As those who know me know, I'm not exactly the world's most organized person. It's not uncommon for me to over-organize a few small things while large swaths of my life sit in disorder for way too long. Sometimes it bothers me, some times it doesn't. It tends to go in cycles of two or three years--the disorder will start to bother me for one reason or another, so I'll start some new way of organizing things, only to drop it after I've made enough of a dent in things so the disorder doesn't bother me anymore.

I'm currently in the middle of one of those cycles. I've had too many things piling up at home and at work recently, and I feel like I was losing track of most of the things that I needed to be doing.

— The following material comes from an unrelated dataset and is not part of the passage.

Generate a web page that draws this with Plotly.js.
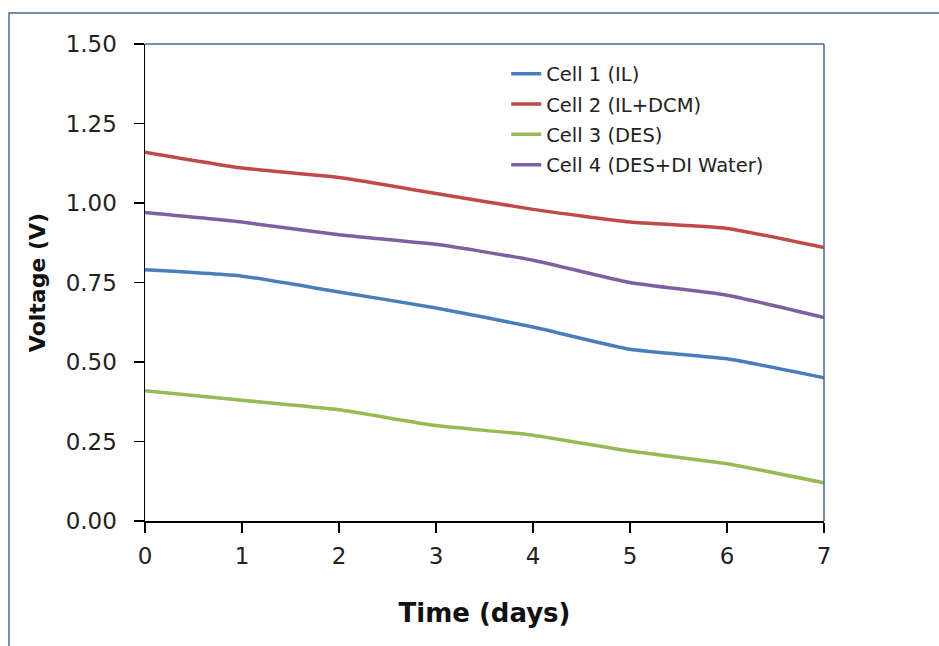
<!DOCTYPE html>
<html>
<head>
<meta charset="utf-8">
<script src="https://cdn.plot.ly/plotly-3.0.1.min.js"></script>
<style>html,body{margin:0;padding:0;background:#fff;}#chart{width:939px;height:646px;}</style>
</head>
<body>
<div id="chart"></div>
<script>
const days = [0, 1, 2, 3, 4, 5, 6, 7];
const seriesNames = ["Cell 1 (IL)", "Cell 2 (IL+DCM)", "Cell 3 (DES)", "Cell 4 (DES+DI Water)"];
const cell1 = [0.79, 0.77, 0.72, 0.67, 0.61, 0.54, 0.51, 0.45];
const cell2 = [1.16, 1.11, 1.08, 1.03, 0.98, 0.94, 0.92, 0.86];
const cell3 = [0.41, 0.38, 0.35, 0.30, 0.27, 0.22, 0.18, 0.12];
const cell4 = [0.97, 0.94, 0.90, 0.87, 0.82, 0.75, 0.71, 0.64];
const yTicks = [0, 0.25, 0.5, 0.75, 1.0, 1.25, 1.5];
const yTickText = ["0.00", "0.25", "0.50", "0.75", "1.00", "1.25", "1.50"];
const xTicks = [0, 1, 2, 3, 4, 5, 6, 7];

const colors = ["#4A7EBB", "#BE4B48", "#98B954", "#7D60A0"];
const allSeries = [cell1, cell2, cell3, cell4];
const font = "'DejaVu Sans', sans-serif";

const traces = allSeries.map((s, i) => ({
  x: days, y: s, name: seriesNames[i], type: "scatter", mode: "lines",
  line: {color: colors[i], width: 3.5, shape: "spline", smoothing: 0.5},
  legendgroup: "g" + i
}));

const frameColor = "#4A6790";
const layout = {
  width: 939, height: 646,
  margin: {l: 145, r: 115, t: 44, b: 125},
  paper_bgcolor: "#fff", plot_bgcolor: "#fff",
  font: {family: font, color: "#222"},
  showlegend: true,
  legend: {
    x: 0.532, y: 0.978, xanchor: "left", yanchor: "top",
    font: {family: font, size: 19.5, color: "#222"},
    bgcolor: "rgba(0,0,0,0)", traceorder: "grouped", tracegroupgap: 2
  },
  xaxis: {
    range: [0, 7], tickvals: xTicks, ticktext: xTicks.map(String),
    showgrid: false, zeroline: false, showline: true, linecolor: "#000", linewidth: 1.5,
    ticks: "outside", ticklen: 10, tickwidth: 1.5, tickcolor: "#000",
    ticklabelstandoff: 4,
    tickfont: {family: font, size: 23, color: "#222"},
    title: {text: "<b>Time (days)</b>", font: {family: font, size: 26, color: "#111"}, standoff: 35}
  },
  yaxis: {
    range: [0, 1.5], tickvals: yTicks, ticktext: yTickText,
    showgrid: false, zeroline: false, showline: true, linecolor: "#000", linewidth: 1.5,
    ticks: "outside", ticklen: 10, tickwidth: 1.5, tickcolor: "#000",
    ticklabelstandoff: 12,
    tickfont: {family: font, size: 23, color: "#222"},
    title: {text: "<b>Voltage (V)</b>", font: {family: font, size: 22, color: "#111"}, standoff: 14}
  },
  shapes: [
    {type: "line", xref: "paper", yref: "paper", x0: 0, x1: 1, y0: 1, y1: 1, line: {color: frameColor, width: 1.5}},
    {type: "line", xref: "paper", yref: "paper", x0: 1, x1: 1, y0: 0, y1: 1, line: {color: frameColor, width: 1.5}},
    {type: "rect", xref: "paper", yref: "paper", x0: -0.2003, x1: 1.18, y0: -0.28, y1: 1.065, line: {color: frameColor, width: 1.5}, layer: "below"}
  ]
};

Plotly.newPlot("chart", traces, layout, {displayModeBar: false, staticPlot: true});
</script>
</body>
</html>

Every time something new added itself to my plate, something else fell off.

I started by trying to keep a simple to-do list in iCal and syncing it onto my phone, but that just doesn't cut it. I need to be able to break big tasks down into smaller pieces in order to manage them, but if I do that, then I end up with a huge long linear list that is too big to be manageable. So I avoid putting little things onto the list, so they don't obscure the big things, except now I'm losing track of things again.

I'm currently in the middle of phase two: I'm trying out better software for managing to-do lists. I'm kind of excited about Life Balance, which is kind of new-age sounding, but seems to do what I want. You lay out your life as a series of goals and projects in a big hierarchy. Leaf nodes in the tree are essentially to-do items. Each node has a priority and an effort metric associated with it, along with an optional to-do date, location, and some other settings. Life Balance then tries to produce a simple, linear to-do list of what you need to be working on right now. It's actually quite a bit more powerful then that sounds, because it can gauge the importance of different projects and sub-projects against each other, and then try to balance them using the feedback that you provide.

Life Balance runs on Macs, Windows PCs, and Palms. The Palm and desktop versions sync with each other, and the Palm version can sync its version of the to-do list with the system to-do list. I'm currently testing Life Balance out along with Agendus on a Clie that I've had sitting around for a couple years. I'm still tuning the way I use the two programs, but they seem to interact almost perfectly. I'll write up a longer review when I decide to buy them.